3. Logoları Sadece 35 Dolara Mal Olmuştu
Knight, Blue Ribbon markasını sağlamlaştırmaları gerektiğini fark edince, muhasebe eğitimi verdiği Portland Üniversitesi’nde bir öğrenciyle iletişime geçti. Carolyn Davidson, Knight ile şu andaki logoyu da içeren birkaç tasarım üzerinde çalışmak için anlaştı. Knight her ne kadar logoyu beğenmese de Blue Ribbon için bu logo kullanıldı ve Davidson’a önceden anlaşılmış olan 35 Dolar ödendi.
4. İlk Resmi Nike Ayakkabıları Parçalanmaya Karşı Dayanıksızdı
1971’de firma logosuyla satışa çıkan ilk spor ayakkabısı krampondu. Ayakkabı, sıcak iklime sahip olan Meksika’da üretilmişti ve firma ayakkabıyı soğuk iklim şartlarında test etmeyi akıl edememişti. Kış mevsiminde antrenman yapan atletler kramponu kullanmaya başladıklarında ayakkabının tabanı hemen çatlıyordu. Nike, ürettiği 10000 ayakkabının çoğunu, stokları bitirmek adına 7,95 Dolar’a satmak zorunda kalmıştı.
5. Beatles Davası
Nike 1987’de, bir Air Max ayakkabısı reklamı için “Revolution”ın lisansını almıştı. Beatles, Nike firmasına karşı dava açtı ve 15 Milyon Dolar talep etti.
Nike bu davayı protesto etti ve reklamlarını 1988’e kadar yayınlamayı sürdürdü.
6. Sloganları Bir Katilin Sözlerinden Esinlenerek Oluşturulmuştu
Cinayet hükümlüsü Gary Gilmore’un, kurşuna dizilerek idam edilmeden önceki son sözleri “Let’s do it” (Haydi yapalım) idi. Yaklaşık on yıl sonra, reklam şirketi yöneticisi Dan Wieden, Nike’ın yeni kampanyası için slogan bulmaya çalışırken aklına bu olay geldi. Gilmore’un son sözlerinden esinlenip sloganı “Just do it” (Yap gitsin) olarak belirledi ve slogan kalıcı oldu.

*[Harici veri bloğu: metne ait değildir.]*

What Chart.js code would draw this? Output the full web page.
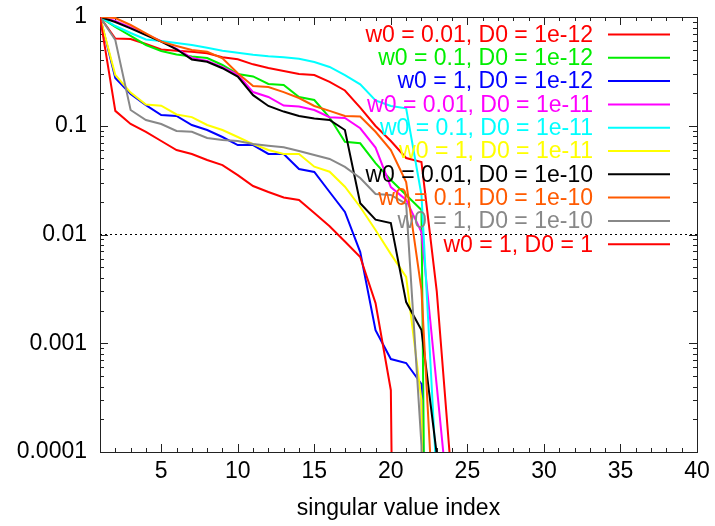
<!DOCTYPE html>
<html>
<head>
<title>Singular values</title>
<script src="https://cdn.jsdelivr.net/npm/chart.js"></script>
<style>
 body { margin: 0; background: #fff; }
 #wrap { width: 715px; height: 526px; }
</style>
</head>
<body>
<div id="wrap"><canvas id="svChart" width="715" height="526"></canvas></div>
<script>
 // singular values, index 1, 2, 3, ...  (1e-16 = numerically zero)
 const sv_w001_d12 = [1, 0.634, 0.628, 0.565, 0.503, 0.490, 0.480, 0.464, 0.426, 0.408, 0.367, 0.340, 0.319, 0.299, 0.293, 0.253, 0.211, 0.147, 0.0995, 0.0724, 0.0505, 0.0464, 0.003, 5e-5, 1e-16];
 const sv_w01_d12  = [1, 0.809, 0.669, 0.553, 0.487, 0.452, 0.433, 0.420, 0.362, 0.299, 0.284, 0.242, 0.237, 0.184, 0.1725, 0.119, 0.0713, 0.069, 0.0454, 0.0317, 0.0231, 0.0168, 1e-16];
 const sv_w1_d12   = [1, 0.275, 0.196, 0.155, 0.1256, 0.123, 0.1016, 0.0914, 0.0788, 0.0665, 0.0665, 0.055, 0.055, 0.040, 0.0376, 0.0246, 0.0161, 0.0069, 0.00132, 0.000716, 0.000658, 0.000422, 1e-16];
 const sv_w001_d11 = [1, 0.92, 0.80, 0.69, 0.60, 0.51, 0.42, 0.395, 0.345, 0.295, 0.204, 0.184, 0.1535, 0.150, 0.1396, 0.120, 0.118, 0.0948, 0.063, 0.0273, 0.0208, 0.0105, 0.000404, 1.5e-5, 1e-16];
 const sv_w01_d11  = [1, 0.826, 0.713, 0.621, 0.601, 0.577, 0.553, 0.522, 0.490, 0.470, 0.450, 0.435, 0.426, 0.414, 0.386, 0.347, 0.292, 0.240, 0.171, 0.152, 0.1446, 0.0231, 5.4e-5, 1e-16];
 const sv_w1_d11   = [1, 0.293, 0.202, 0.157, 0.153, 0.127, 0.120, 0.1016, 0.0914, 0.0788, 0.0679, 0.0598, 0.055, 0.055, 0.042, 0.0378, 0.0275, 0.0179, 0.0110, 0.0066, 0.00407, 0.0003, 1e-16];
 const sv_w001_d10 = [1, 0.90, 0.787, 0.683, 0.593, 0.505, 0.407, 0.388, 0.338, 0.283, 0.191, 0.152, 0.135, 0.123, 0.1167, 0.113, 0.0914, 0.0194, 0.0137, 0.01276, 0.00239, 0.00132, 9.5e-5, 1e-16];
 const sv_w01_d10  = [1, 0.979, 0.844, 0.708, 0.593, 0.541, 0.497, 0.480, 0.417, 0.304, 0.232, 0.227, 0.204, 0.180, 0.152, 0.137, 0.123, 0.1216, 0.0881, 0.0598, 0.0304, 0.00309, 7e-6, 1e-16];
 const sv_w1_d10   = [1, 0.614, 0.1396, 0.113, 0.1038, 0.0895, 0.0881, 0.0771, 0.074, 0.0724, 0.0679, 0.0656, 0.0634, 0.0586, 0.0538, 0.0495, 0.0418, 0.0331, 0.0236, 0.0231, 0.0191, 0.000116, 1e-16];
 const sv_w1_d1    = [1, 0.137, 0.104, 0.0877, 0.0724, 0.0598, 0.055, 0.0484, 0.0435, 0.0352, 0.0279, 0.0246, 0.0219, 0.0208, 0.0158, 0.0119, 0.00863, 0.00621, 0.00234, 0.00037, 1e-16];

 const seriesNames = ['w0 = 0.01, D0 = 1e-12', 'w0 = 0.1, D0 = 1e-12', 'w0 = 1, D0 = 1e-12',
   'w0 = 0.01, D0 = 1e-11', 'w0 = 0.1, D0 = 1e-11', 'w0 = 1, D0 = 1e-11',
   'w0 = 0.01, D0 = 1e-10', 'w0 = 0.1, D0 = 1e-10', 'w0 = 1, D0 = 1e-10', 'w0 = 1, D0 = 1'];
 const seriesValues = [sv_w001_d12, sv_w01_d12, sv_w1_d12, sv_w001_d11, sv_w01_d11, sv_w1_d11,
   sv_w001_d10, sv_w01_d10, sv_w1_d10, sv_w1_d1];
 const seriesColors = ['#ff0000', '#00ee00', '#0000ff', '#ff00ff', '#00ffff', '#ffff00',
   '#000000', '#ff5a00', '#888888', '#ff0000'];

 const xTicks = [5, 10, 15, 20, 25, 30, 35, 40];
 const yTicks = [1, 0.1, 0.01, 0.001, 0.0001];
 const yTickLabels = ['1', '0.1', '0.01', '0.001', '0.0001'];
 const refLevel = 0.01;

 Chart.defaults.font.family = '"Liberation Sans", Arial, sans-serif';
 Chart.defaults.font.size = 23;
 Chart.defaults.color = '#000';

 // gnuplot style frame with inward ticks on all four sides
 const frameTicks = {
  id: 'frameTicks',
  beforeDatasetsDraw(chart) {
   const {ctx, chartArea: a, scales: {x, y}} = chart;
   ctx.save();
   ctx.strokeStyle = '#222';
   ctx.lineWidth = 1;
   ctx.beginPath();
   for (let v = 1; v <= 40; v++) {
    const px = Math.round(x.getPixelForValue(v)) + 0.5;
    const len = v % 5 === 0 ? 8 : 4;
    ctx.moveTo(px, a.bottom); ctx.lineTo(px, a.bottom - len);
    ctx.moveTo(px, a.top); ctx.lineTo(px, a.top + len);
   }
   for (let e = -4; e <= 0; e++) {
    for (let k = 1; k <= 9; k++) {
     const v = k * Math.pow(10, e);
     if (v > 1) break;
     const py = Math.round(y.getPixelForValue(v)) + 0.5;
     const len = k === 1 ? 8 : 4;
     ctx.moveTo(a.left, py); ctx.lineTo(a.left + len, py);
     ctx.moveTo(a.right, py); ctx.lineTo(a.right - len, py);
    }
   }
   ctx.stroke();
   ctx.strokeRect(Math.round(a.left) + 0.5, Math.round(a.top) + 0.5,
    Math.round(a.right - a.left), Math.round(a.bottom - a.top));
   ctx.restore();
  }
 };

 // key in the top right corner: coloured text, then a line sample
 const keyBox = {
  id: 'keyBox',
  afterDatasetsDraw(chart) {
   const {ctx, chartArea: a} = chart;
   ctx.save();
   ctx.font = '23px "Liberation Sans", Arial, sans-serif';
   ctx.textAlign = 'right';
   ctx.textBaseline = 'middle';
   seriesNames.forEach((name, i) => {
    const yy = a.top + 17.5 + i * 23.3;
    ctx.fillStyle = seriesColors[i];
    ctx.fillText(name, a.right - 104, yy + 1);
    ctx.strokeStyle = seriesColors[i];
    ctx.lineWidth = 2;
    ctx.beginPath();
    ctx.moveTo(a.right - 89, yy);
    ctx.lineTo(a.right - 27, yy);
    ctx.stroke();
   });
   ctx.restore();
  }
 };

 const datasets = seriesValues.map((vals, k) => ({
  label: seriesNames[k],
  data: vals.map((v, i) => ({x: i + 1, y: v})),
  borderColor: seriesColors[k],
  borderWidth: 2,
  pointRadius: 0,
  tension: 0,
  fill: false,
  order: seriesValues.length - k
 }));
 datasets.push({
  label: 'ref',
  data: [{x: 1, y: refLevel}, {x: 40, y: refLevel}],
  borderColor: '#000',
  borderWidth: 1,
  borderDash: [2, 3],
  pointRadius: 0,
  order: 99
 });

 new Chart(document.getElementById('svChart'), {
  type: 'line',
  data: {datasets: datasets},
  options: {
   responsive: false,
   animation: false,
   events: [],
   layout: {padding: {top: 17, right: 18, left: 0, bottom: 0}},
   plugins: {legend: {display: false}, tooltip: {enabled: false}},
   scales: {
    x: {
     type: 'linear', min: 1, max: 40,
     grid: {display: false, drawTicks: false},
     border: {display: false},
     ticks: {padding: 6, maxRotation: 0},
     afterBuildTicks: s => { s.ticks = xTicks.map(v => ({value: v})); },
     afterFit: s => { s.height = 74; s.paddingLeft = 0; s.paddingRight = 0; },
     title: {display: true, text: 'singular value index', padding: {top: 0, bottom: 4}}
    },
    y: {
     type: 'logarithmic', min: 1e-4, max: 1,
     grid: {display: false, drawTicks: false},
     border: {display: false},
     ticks: {padding: 13, callback: (v, i) => yTickLabels[i]},
     afterBuildTicks: s => { s.ticks = yTicks.map(v => ({value: v})); },
     afterFit: s => { s.width = 100; s.paddingTop = 0; s.paddingBottom = 0; }
    }
   }
  },
  plugins: [frameTicks, keyBox]
 });
</script>
</body>
</html>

7. Micheal Jordan’ın Ailesi, Jordan’ın Nike ile Görüşmesi İçin Onunla Konuşmak Zorunda Kalmışlardı
Üniversite yıllarında ve profesyonel kariyerinin başlarında, Jordan’ın favori ayakkabısı Adidas idi. Adidas maddi problemler yaşamaya başladığında, Jordan’ın menajeri David Falk ona Nike ile görüşmesi gerektiğini ısrarla belirtmişti. Jordan reddetti ve Adidas ile devam etmek istediğini söyledi. Ancak daha sonra ebeveynleri tarafından, Falk’un önerisine uyması gerektiğine ikna edildi ve 1984’te Jordan, Oregon’daki Nike’nin genel merkezine giderek Nike ile anlaşma sağladı. Jordan ilk defa bir Nike giymiş olacaktı.